What you should do: Transcribe the material word for word, but without the images.

Given data:

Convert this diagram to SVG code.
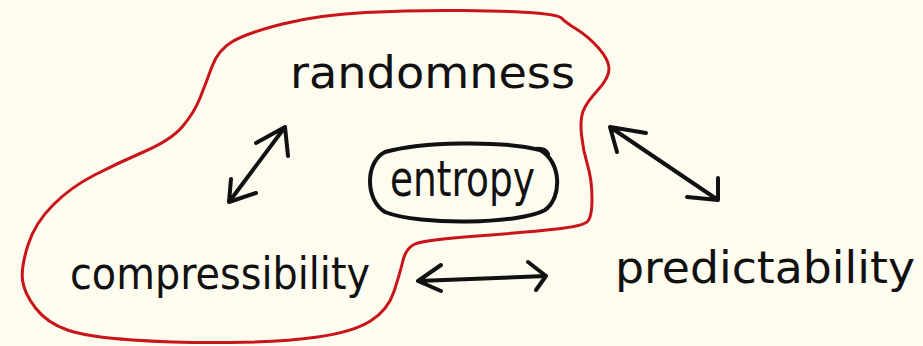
<svg xmlns="http://www.w3.org/2000/svg" width="923" height="346" viewBox="0 0 923 346">
<style>
.ink{fill:none;stroke:#111;stroke-width:4;stroke-linecap:round;stroke-linejoin:round}
.red{fill:none;stroke:#c8141a;stroke-width:3;stroke-linecap:round;stroke-linejoin:round}
.lbl{font-family:"DejaVu Sans","Liberation Sans",sans-serif;font-size:44px;fill:#111}
</style>
<rect width="923" height="346" fill="#fdfcef"/>
<g id="region">
<path class="red" d="M212,66.5 Q218,50 232.5,41.5 Q247,33 282.5,24 Q318,15 365,12.5 Q412,10 462,10.5 Q512,11 535.5,13 Q559,15 562,18.5 Q565,22 577,29.5 Q589,37 599,48.5 Q609,60 609,69 Q609,78 597.5,90.5 Q586,103 583,111.5 Q580,120 581.5,135 Q583,150 587.5,165 Q592,180 592,198.5 Q592,217 587.5,221.5 Q583,226 556.5,229 Q530,232 477,236 Q424,240 415,244 Q406,248 403,260.5 Q400,273 394,291.5 Q388,310 370.5,321 Q353,332 317.5,337 Q282,342 229.5,342.5 Q177,343 132.5,340 Q88,337 67.5,330 Q47,323 35.5,308 Q24,293 22.5,280 Q21,267 28,245 Q35,223 53,205 Q71,187 94.5,175 Q118,163 144.5,151.5 Q171,140 182.5,126.5 Q194,113 200,98 Q206,83 212,66.5 Z"/>
</g>
<g id="randomness"><text class="lbl" x="290" y="88" textLength="285" lengthAdjust="spacingAndGlyphs">randomness</text></g>
<g id="compressibility"><text class="lbl" x="70" y="289" textLength="300" lengthAdjust="spacingAndGlyphs">compressibility</text></g>
<g id="predictability"><text class="lbl" x="615" y="283" textLength="300" lengthAdjust="spacingAndGlyphs">predictability</text></g>
<g id="entropy">
<path class="ink" d="M540,150 C500,140 420,142 385,152 C365,162 365,200 385,212 C420,226 520,224 545,210 C562,198 562,162 540,150 Z M536,149 Q545,148 548,154"/>
<text class="lbl" x="390" y="196" style="font-size:50px" textLength="145" lengthAdjust="spacingAndGlyphs">entropy</text>
</g>
<g id="connectors">
<path class="ink" d="M285,127 L229,202 M256,143 L285,127 L288,156 M231,179 L229,202 L256,193"/>
<path class="ink" d="M610,127 L718,200 M617,152 L610,127 L646,133 M718,178 L718,200 L687,197"/>
<path class="ink" d="M418,281 L546,276 M441,265 L418,281 L441,291 M528,262 L546,276 L536,290"/>
</g>
</svg>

Solved exercise:
Convert this diagram to SVG code.
<svg xmlns="http://www.w3.org/2000/svg" width="923" height="346" viewBox="0 0 923 346">
<style>
.ink{fill:none;stroke:#111;stroke-width:4;stroke-linecap:round;stroke-linejoin:round}
.red{fill:none;stroke:#c8141a;stroke-width:3;stroke-linecap:round;stroke-linejoin:round}
.lbl{font-family:"DejaVu Sans","Liberation Sans",sans-serif;font-size:44px;fill:#111}
</style>
<rect width="923" height="346" fill="#fdfcef"/>
<g id="region">
<path class="red" d="M212,66.5 Q218,50 232.5,41.5 Q247,33 282.5,24 Q318,15 365,12.5 Q412,10 462,10.5 Q512,11 535.5,13 Q559,15 562,18.5 Q565,22 577,29.5 Q589,37 599,48.5 Q609,60 609,69 Q609,78 597.5,90.5 Q586,103 583,111.5 Q580,120 581.5,135 Q583,150 587.5,165 Q592,180 592,198.5 Q592,217 587.5,221.5 Q583,226 556.5,229 Q530,232 477,236 Q424,240 415,244 Q406,248 403,260.5 Q400,273 394,291.5 Q388,310 370.5,321 Q353,332 317.5,337 Q282,342 229.5,342.5 Q177,343 132.5,340 Q88,337 67.5,330 Q47,323 35.5,308 Q24,293 22.5,280 Q21,267 28,245 Q35,223 53,205 Q71,187 94.5,175 Q118,163 144.5,151.5 Q171,140 182.5,126.5 Q194,113 200,98 Q206,83 212,66.5 Z"/>
</g>
<g id="randomness"><text class="lbl" x="290" y="88" textLength="285" lengthAdjust="spacingAndGlyphs">randomness</text></g>
<g id="compressibility"><text class="lbl" x="70" y="289" textLength="300" lengthAdjust="spacingAndGlyphs">compressibility</text></g>
<g id="predictability"><text class="lbl" x="615" y="283" textLength="300" lengthAdjust="spacingAndGlyphs">predictability</text></g>
<g id="entropy">
<path class="ink" d="M540,150 C500,140 420,142 385,152 C365,162 365,200 385,212 C420,226 520,224 545,210 C562,198 562,162 540,150 Z M536,149 Q545,148 548,154"/>
<text class="lbl" x="390" y="196" style="font-size:50px" textLength="145" lengthAdjust="spacingAndGlyphs">entropy</text>
</g>
<g id="connectors">
<path class="ink" d="M285,127 L229,202 M256,143 L285,127 L288,156 M231,179 L229,202 L256,193"/>
<path class="ink" d="M610,127 L718,200 M617,152 L610,127 L646,133 M718,178 L718,200 L687,197"/>
<path class="ink" d="M418,281 L546,276 M441,265 L418,281 L441,291 M528,262 L546,276 L536,290"/>
</g>
</svg>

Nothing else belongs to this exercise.